_OBJECTIVE_.
Where the string "with" occurs in the material below, report the whole line.
--- start of DATA SUPPLIED ---
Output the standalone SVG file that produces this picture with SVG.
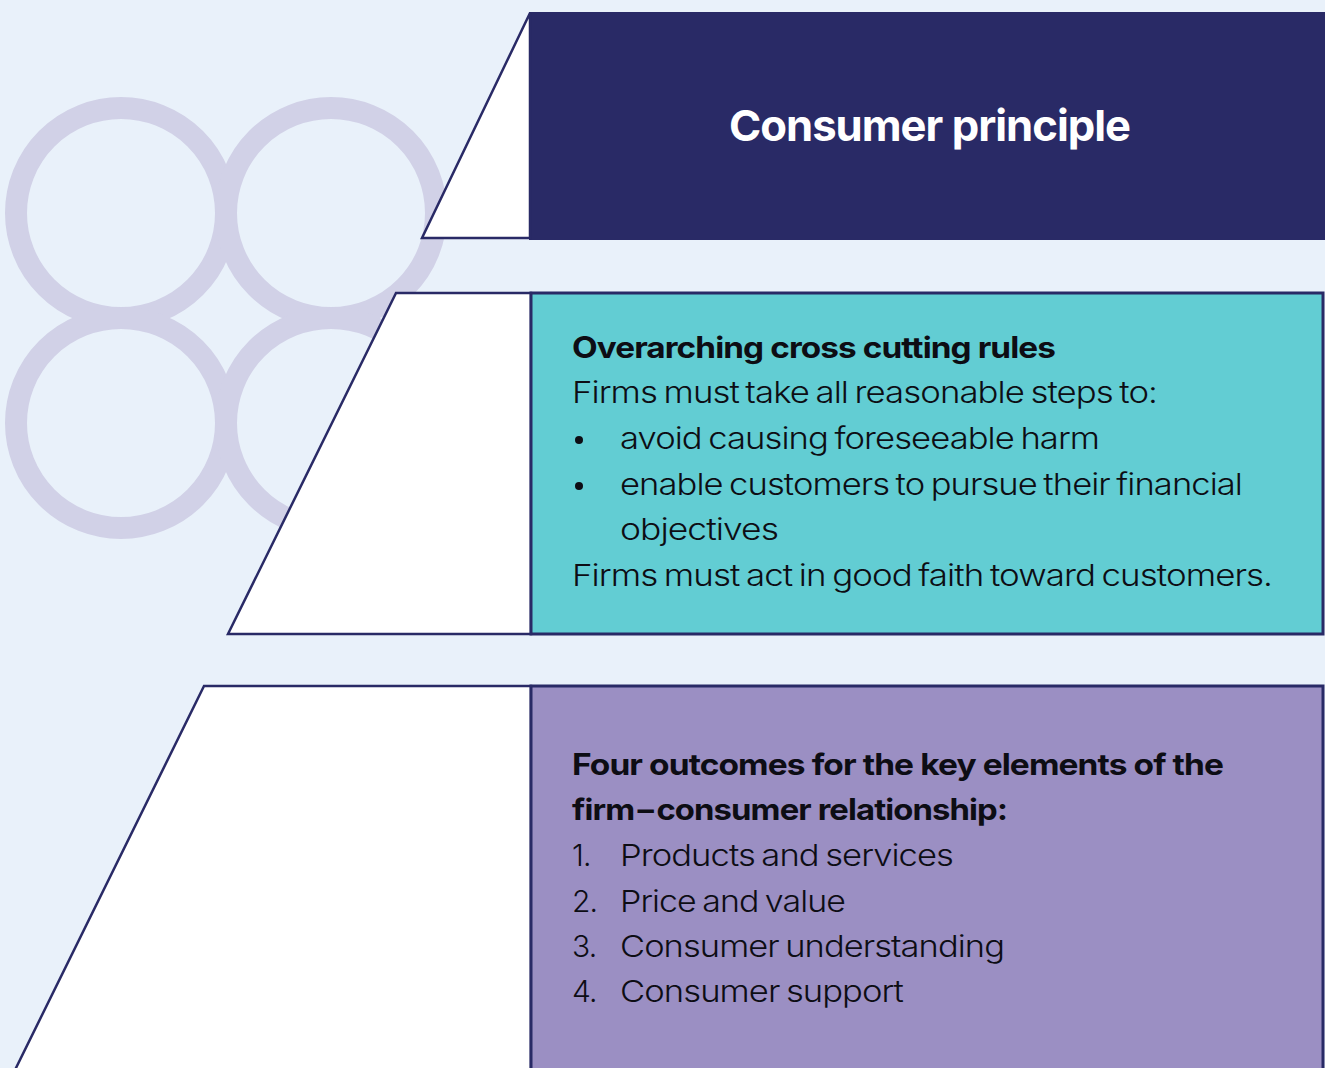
--- end of DATA SUPPLIED ---
--- start of DATA SUPPLIED ---
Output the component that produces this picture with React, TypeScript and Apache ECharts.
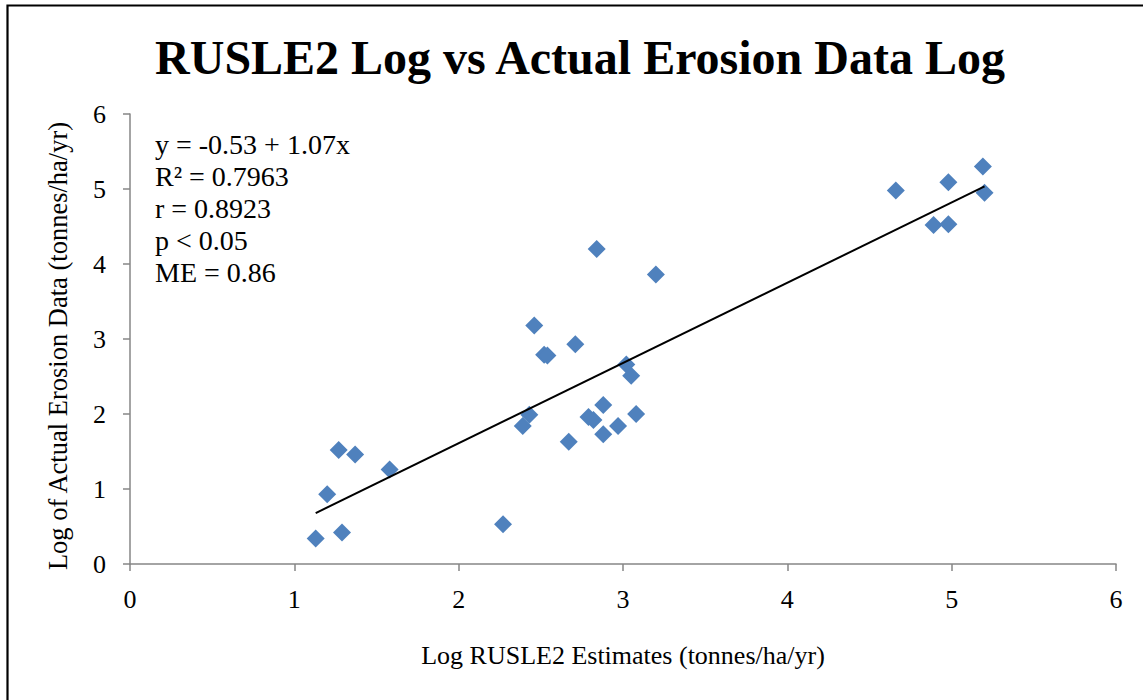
--- end of DATA SUPPLIED ---
--- start of DATA SUPPLIED ---
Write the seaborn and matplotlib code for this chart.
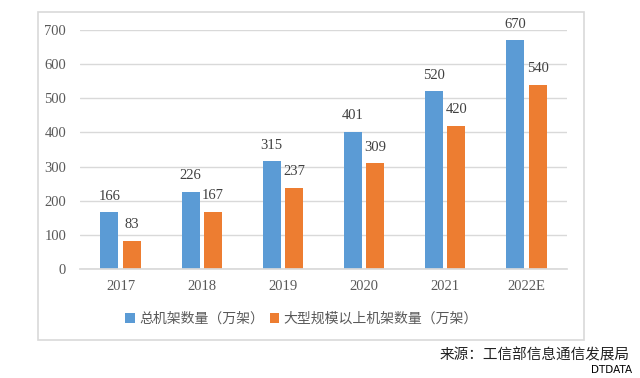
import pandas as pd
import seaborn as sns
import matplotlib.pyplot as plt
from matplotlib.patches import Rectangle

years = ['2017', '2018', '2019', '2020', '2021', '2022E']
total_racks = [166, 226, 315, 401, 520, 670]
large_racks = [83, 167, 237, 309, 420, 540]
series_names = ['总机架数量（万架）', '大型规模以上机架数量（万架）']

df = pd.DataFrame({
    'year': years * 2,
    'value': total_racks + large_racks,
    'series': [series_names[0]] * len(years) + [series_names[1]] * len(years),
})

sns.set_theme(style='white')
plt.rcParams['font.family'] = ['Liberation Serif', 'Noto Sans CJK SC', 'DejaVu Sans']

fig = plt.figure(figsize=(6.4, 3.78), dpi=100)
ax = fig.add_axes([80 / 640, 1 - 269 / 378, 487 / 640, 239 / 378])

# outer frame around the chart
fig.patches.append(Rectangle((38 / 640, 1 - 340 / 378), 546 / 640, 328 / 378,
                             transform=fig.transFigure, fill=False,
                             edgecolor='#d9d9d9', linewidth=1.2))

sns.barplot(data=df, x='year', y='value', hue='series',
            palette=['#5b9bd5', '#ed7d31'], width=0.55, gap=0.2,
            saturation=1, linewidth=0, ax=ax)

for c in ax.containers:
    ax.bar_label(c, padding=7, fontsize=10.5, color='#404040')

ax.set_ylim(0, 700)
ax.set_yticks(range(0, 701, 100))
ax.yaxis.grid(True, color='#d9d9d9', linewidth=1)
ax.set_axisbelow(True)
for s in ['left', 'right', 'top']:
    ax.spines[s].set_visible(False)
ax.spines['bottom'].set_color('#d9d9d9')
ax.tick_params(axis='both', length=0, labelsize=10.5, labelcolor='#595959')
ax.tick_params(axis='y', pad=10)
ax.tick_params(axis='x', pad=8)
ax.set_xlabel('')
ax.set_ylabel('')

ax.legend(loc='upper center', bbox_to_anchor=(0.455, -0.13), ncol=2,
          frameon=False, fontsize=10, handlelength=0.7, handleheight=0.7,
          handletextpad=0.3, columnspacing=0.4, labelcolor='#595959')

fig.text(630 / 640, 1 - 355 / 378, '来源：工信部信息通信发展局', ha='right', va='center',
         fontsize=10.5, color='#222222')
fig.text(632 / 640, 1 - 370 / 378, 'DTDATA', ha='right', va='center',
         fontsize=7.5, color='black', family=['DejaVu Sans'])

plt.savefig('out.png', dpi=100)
--- end of DATA SUPPLIED ---
_FULL SOLUTION_.
Output the standalone SVG file that produces this picture with SVG.
Output the component that produces this picture with React, TypeScript and Apache ECharts.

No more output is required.